In November, output growth worsened in two of the three main industrial sectors (utilities and mining). The plunge in the former (-4.6% YoY, the highest since February) was the main trigger for IP weakening last month, with the warmer weather and an unfavourable working day difference to blame. Moreover, the latter printed a slowdown to 1.1% YoY growth, as the improvement in coal and oil production was unable to offset the broader weakness in gas output (stemming from a decline in local demand as gas exports rose to 17% YoY).
At the same time, despite November having one less working day this year than last, the pace of decline in manufacturing output, which accounts for the bulk of industrial production, slowed to -0.5% (from -1.1% WDA YoY in October) with several manufacturing sub-sectors showed stronger activity, including food, pipes, crude oil distillation, construction-related materials.
On balance, technical factors distorted the still weak (but not weakening) underlying picture. We note that our FY13 forecasts of 0.2% YoY now look a bit encouraging.

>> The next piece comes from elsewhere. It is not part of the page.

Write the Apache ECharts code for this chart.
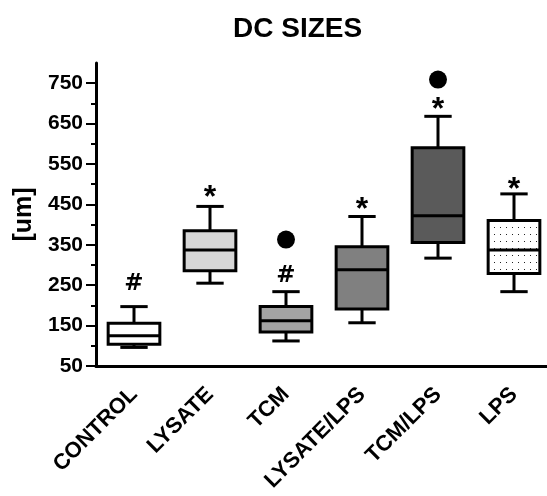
<!DOCTYPE html>
<html>
<head>
<meta charset="utf-8">
<script src="https://cdn.jsdelivr.net/npm/echarts@6/dist/echarts.min.js"></script>
<style>
  html, body { margin: 0; padding: 0; background: #fff; }
  #chart { width: 547px; height: 496px; }
</style>
</head>
<body>
<div id="chart"></div>
<script>
// groups
const categories = ["CONTROL", "LYSATE", "TCM", "LYSATE/LPS", "TCM/LPS", "LPS"];
// [min, q1, median, q3, max]
const boxValues = [
  [96, 104, 125, 156, 197],
  [255, 286, 337, 385, 445],
  [112, 134, 162, 197, 234],
  [157, 191, 288, 345, 420],
  [317, 356, 422, 590, 668],
  [234, 279, 337, 410, 476]
];
const boxFills = ["#ffffff", "#d6d6d6", "#a3a3a3", "#808080", "#5a5a5a", "dots"];
// significance marks above boxes
const markText = ["#", "*", "#", "*", "*", "*"];
const markValue = [252, 466, 272, 436, 684, 486];
// outlier dots
const dotCategory = [2, 4];
const dotValue = [363, 759];
const yTicks = [50, 150, 250, 350, 450, 550, 650, 750];

// dotted pattern for LPS
function makeDots() {
  const c = document.createElement("canvas");
  c.width = 6; c.height = 7;
  const ctx = c.getContext("2d");
  ctx.fillStyle = "#fff";
  ctx.fillRect(0, 0, 6, 7);
  ctx.fillStyle = "#222";
  ctx.fillRect(2, 3, 1, 1);
  return c;
}
const dotPattern = { image: makeDots(), repeat: "repeat" };

function renderBox(params, api) {
  const idx = api.value(0);
  const band = api.size([1, 0])[0];
  const boxW = band * 0.68;
  const capW = band * 0.36;
  const pMin = api.coord([idx, api.value(1)]);
  const pQ1 = api.coord([idx, api.value(2)]);
  const pMed = api.coord([idx, api.value(3)]);
  const pQ3 = api.coord([idx, api.value(4)]);
  const pMax = api.coord([idx, api.value(5)]);
  const x = pMed[0];
  const fill = boxFills[idx] === "dots" ? dotPattern : boxFills[idx];
  const ls = { stroke: "#000", lineWidth: 3 };
  return {
    type: "group",
    children: [
      { type: "line", shape: { x1: x, y1: pMax[1], x2: x, y2: pQ3[1] }, style: ls },
      { type: "line", shape: { x1: x, y1: pMin[1], x2: x, y2: pQ1[1] }, style: ls },
      { type: "line", shape: { x1: x - capW / 2, y1: pMax[1], x2: x + capW / 2, y2: pMax[1] }, style: ls },
      { type: "line", shape: { x1: x - capW / 2, y1: pMin[1], x2: x + capW / 2, y2: pMin[1] }, style: ls },
      {
        type: "rect",
        shape: { x: x - boxW / 2, y: pQ3[1], width: boxW, height: pQ1[1] - pQ3[1] },
        style: { fill: fill, stroke: "#000", lineWidth: 3 }
      },
      { type: "line", shape: { x1: x - boxW / 2, y1: pMed[1], x2: x + boxW / 2, y2: pMed[1] }, style: ls }
    ]
  };
}

const chart = echarts.init(document.getElementById("chart"));
const font = "Liberation Sans";
chart.setOption({
  animation: false,
  title: {
    text: "DC SIZES",
    left: 228,
    top: 10,
    textStyle: { fontFamily: font, fontSize: 28, fontWeight: "bold", color: "#000" }
  },
  grid: { left: 96, right: -5, top: 63, bottom: 130, outerBoundsMode: "none" },
  xAxis: {
    type: "category",
    data: categories,
    axisLine: { lineStyle: { color: "#000", width: 3 } },
    axisTick: { alignWithLabel: true, length: 10, lineStyle: { color: "#000", width: 2 } },
    axisLabel: { rotate: 45, margin: 25, color: "#000", fontFamily: font, fontSize: 22, fontWeight: "bold", interval: 0 }
  },
  yAxis: {
    type: "value",
    min: 50,
    max: 800,
    interval: 100,
    name: "[um]",
    nameLocation: "middle",
    nameRotate: 90,
    nameGap: 57,
    nameTextStyle: { fontFamily: font, fontSize: 25, fontWeight: "bold", color: "#000" },
    splitLine: { show: false },
    axisLine: { show: true, lineStyle: { color: "#000", width: 3 } },
    axisTick: { show: true, length: 10, customValues: yTicks, lineStyle: { color: "#000", width: 2 } },
    minorTick: { show: true, splitNumber: 2, length: 5, lineStyle: { color: "#000", width: 2 } },
    axisLabel: {
      customValues: yTicks,
      margin: 13,
      color: "#000",
      fontFamily: font,
      fontSize: 21,
      fontWeight: "bold"
    }
  },
  series: [
    {
      type: "custom",
      renderItem: renderBox,
      encode: { x: 0, y: [1, 2, 3, 4, 5] },
      data: boxValues.map((v, i) => [i].concat(v))
    },
    {
      type: "scatter",
      symbolSize: 18,
      itemStyle: { color: "#000", opacity: 1 },
      data: dotCategory.map((c, i) => [c, dotValue[i]])
    },
    {
      type: "scatter",
      symbolSize: 1,
      itemStyle: { color: "rgba(255,255,255,0)", opacity: 1 },
      label: {
        show: true,
        position: "inside",
        opacity: 1,
        color: "#000",
        formatter: (p) => markText[p.dataIndex] === "*" ? "{s|*}" : "{h|#}",
        rich: {
          s: { color: "#000", fontFamily: font, fontSize: 32, fontWeight: "bold" },
          h: { color: "#000", fontFamily: "DejaVu Sans", fontSize: 23, fontWeight: "bold" }
        }
      },
      data: markValue.map((v, i) => [i, v])
    }
  ]
});
</script>
</body>
</html>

The falls in production of 0.1% MoM SA and 0.6% YoY (calendar-adjusted) in November would come as another disappointment to both Russian policymakers and us (earlier this year, the former had been expecting a turnaround in the economy before the end of 2013). However, GDP growth has been boosted in recent months by a pick-up in agriculture (on the poor harvest last year), in our view. In terms of policy, though, this would not shake the current mix of a rather tight fiscal stance and backward-looking monetary pattern.